Kind and generous, not just in a material way, but in circumstances where words were welcome. We all benefited from this.
To Rose and Conchúr, to our family, my mother and father, he shared family occasions and us with him and his family.
Whenever he was with my father, the gentle tease of: “Here’s the man who turned my life upside down.” My father was his first election agent in the Assembly election in 1982.
Poignantly, my brother Noel was to be his last.
The last time for many that Martin was with us was at the Selection Convention for Elisha and I, just days after he called time on the Assembly.
None of us will forget when he told us that his heart was breaking.
We pledged that night that we would lift his heart. We did. We will treasure the big thumbs up from him the day of the count. Forever. But now our hearts are sore.

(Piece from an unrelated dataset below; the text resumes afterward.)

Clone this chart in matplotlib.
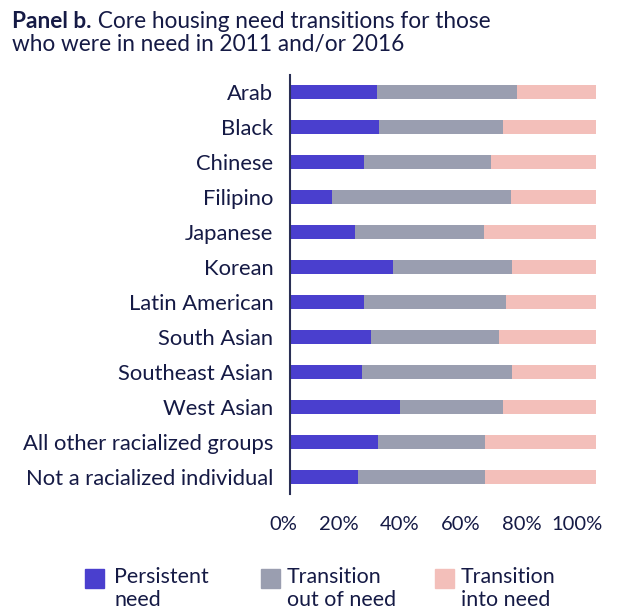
import matplotlib
matplotlib.use("Agg")
import matplotlib.pyplot as plt
import matplotlib.transforms as mtrans
from matplotlib.patches import Rectangle

plt.rcParams['font.family'] = ['Lato', 'DejaVu Sans']

groups = ['Arab', 'Black', 'Chinese', 'Filipino', 'Japanese', 'Korean',
          'Latin American', 'South Asian', 'Southeast Asian', 'West Asian',
          'All other racialized groups', 'Not a racialized individual']
persistent = [28.4, 29.0, 24.2, 13.6, 21.2, 33.5, 24.1, 26.4, 23.4, 35.9, 28.8, 22.1]
out_of_need = [45.8, 40.7, 41.4, 58.6, 42.2, 39.0, 46.5, 42.0, 49.1, 33.7, 35.0, 41.6]
into_need = [25.8, 30.3, 34.4, 27.8, 36.6, 27.5, 29.4, 31.6, 27.5, 30.4, 36.2, 36.3]
xticks = [0, 20, 40, 60, 80, 100]
xtick_labels = ['0%', '20%', '40%', '60%', '80%', '100%']
series_names = ['Persistent\nneed', 'Transition\nout of need', 'Transition\ninto need']

c_blue = '#4a3fce'
c_gray = '#9a9eb0'
c_pink = '#f3bfba'
txt = '#151a45'

W, H = 618, 614
fig = plt.figure(figsize=(W / 100, H / 100), dpi=100)
ax = fig.add_axes([290 / W, 1 - 494 / H, 306 / W, 419 / H])

y = list(range(len(groups)))
left3 = [a + b for a, b in zip(persistent, out_of_need)]
ax.barh(y, persistent, height=0.4, color=c_blue)
ax.barh(y, out_of_need, left=persistent, height=0.4, color=c_gray)
ax.barh(y, into_need, left=left3, height=0.4, color=c_pink)

ax.set_ylim(len(groups) - 0.5, -0.5)
ax.set_xlim(0, 100)
ax.set_yticks(y)
ax.set_yticklabels(groups, fontsize=15.8, color=txt)
ax.tick_params(axis='y', length=0, pad=12)
ax.set_xticks(xticks)
ax.set_xticklabels(xtick_labels, fontsize=14.5, color=txt, ha='right')
ax.tick_params(axis='x', length=0, pad=16)
offset = mtrans.ScaledTranslation(7 / 100, 0, fig.dpi_scale_trans)
for lab in ax.get_xticklabels():
    lab.set_transform(lab.get_transform() + offset)

for s in ['top', 'right', 'bottom']:
    ax.spines[s].set_visible(False)
ax.spines['left'].set_color('#2a2f55')
ax.spines['left'].set_linewidth(1.5)

# title
t1 = fig.text(12 / W, 1 - 28 / H, 'Panel b.', fontsize=16.3, fontweight='bold',
              color=txt, va='baseline', ha='left')
fig.canvas.draw()
ax.annotate(' Core housing need transitions for those', xy=(1, 0),
            xycoords=t1, va='bottom', ha='left', fontsize=16.3, color=txt,
            annotation_clip=False)
fig.text(12 / W, 1 - 51 / H, 'who were in need in 2011 and/or 2016', fontsize=16.3,
         color=txt, va='baseline', ha='left')

# legend
sq_x = [85, 261, 435]
lab_x = [114, 287, 461]
colors = [c_blue, c_gray, c_pink]
for sx, lx, col, name in zip(sq_x, lab_x, colors, series_names):
    fig.add_artist(Rectangle((sx / W, 1 - 588 / H), 19 / W, 19 / H,
                             transform=fig.transFigure, color=col))
    fig.text(lx / W, 1 - 567 / H, name, fontsize=15.4, color=txt,
             va='top', ha='left', linespacing=1.2)

fig.savefig('out.png', dpi=100)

Whatever the pain we may feel, it must be carried forward and remain our source of inspiration.
Martin has left to us all his memory, the legacy of his activism in our quest for a new Ireland.
This mighty oak has not fallen, it has only shed its leaves, this time in Spring, but the dearcain beag have been cast gently in the wind. They will fall to the soil and many more oaks will grow and his life’s work will be done.
Be certain of that, Martin.
Slán abhaile. Tight lines. We miss you, go deo.